If the business is becoming a publisher for the purpose of generating owned media engagement with the relevant target audiences to sell the product to then it is an evolution of the marketing function. The investment in the marketing is to drive revenue and profits in the core manufacturing, profits and brands.

But what happens if the purpose of the content marketing strategy is actually to more broadly create owned media that attracts an audience so that it can be then capitalised to generate profits in its own right? Then the marketing function has become a business within a business and the question that will arise for the CEO and the board will be what business are we in? Is it the core manufacturing and sales business or is it the media publishing business or both?

2. Obtaining long-term commitments to funding

Unlike traditional paid media marketing campaigns, content marketing is a much longer-term process. There is a significant investment required in resources in the case of Pepsico building and funding its in-house Creator group and a primary investment in marketing dollars for Mondelez which is planning to partner with content creators externally.

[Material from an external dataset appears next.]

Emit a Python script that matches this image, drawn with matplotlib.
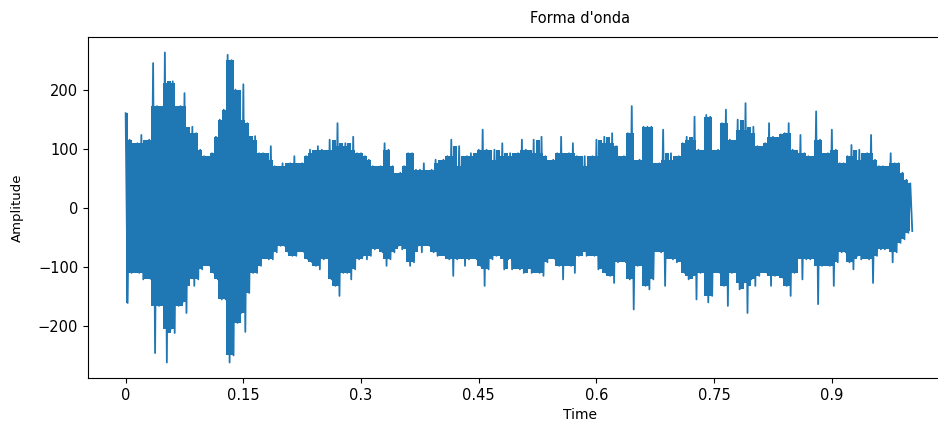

In a consumer goods world where many are moving to a 'zero based budgeting' model for marketing, the return on that investment may not be seen within the 12 months of the budget period and a longer-term view of the return must be taken. The strategy also often requires engagement with stakeholders across the enterprise, especially sales and customer facing functions, who may have traditionally perceived the marketing function operate autonomously or at least without their direct input and engagement.

Even today, most sales focused organisations are impatient to wait for marketing to impact on sales over the longer term and still look to the paid media campaign to spike sales, rather then wait on a longer-term strategy of building their own audience through content and owned media.

3. Proving efficacy of the content strategy

For all content marketers, proving efficacy or direct return on investment is a challenge. It is especially complicated in organisations where both outbound paid media and inbound content strategies sit side by side as attribution becomes increasingly complex. Perhaps this is why B2B marketers find this less troublesome as often the organisation will embrace a total inbound strategy where all attribution is given to the content strategy.

But what happens if the measure of the content strategy is simply the ability to capitalise on the owned and earned media value? Then the profit centre becomes the marketing strategy and the purpose of the strategy could be simply to raise revenue and profit in its own right without supporting on contributing to sales, revenue and profit from the core business.

Would this content strategy still be considered a success if it became self-funding or profitable and sales and profit in the core manufacturing business fell through lack of effective marketing?

Don’t get me wrong, content marketing can be a very effective strategy for building business. But marketing is about creating and adding value to the core business. If that core business is not media publishing then is building and capitalising on value of an audience by selling to third parties still marketing? Or is this a separate business within a business?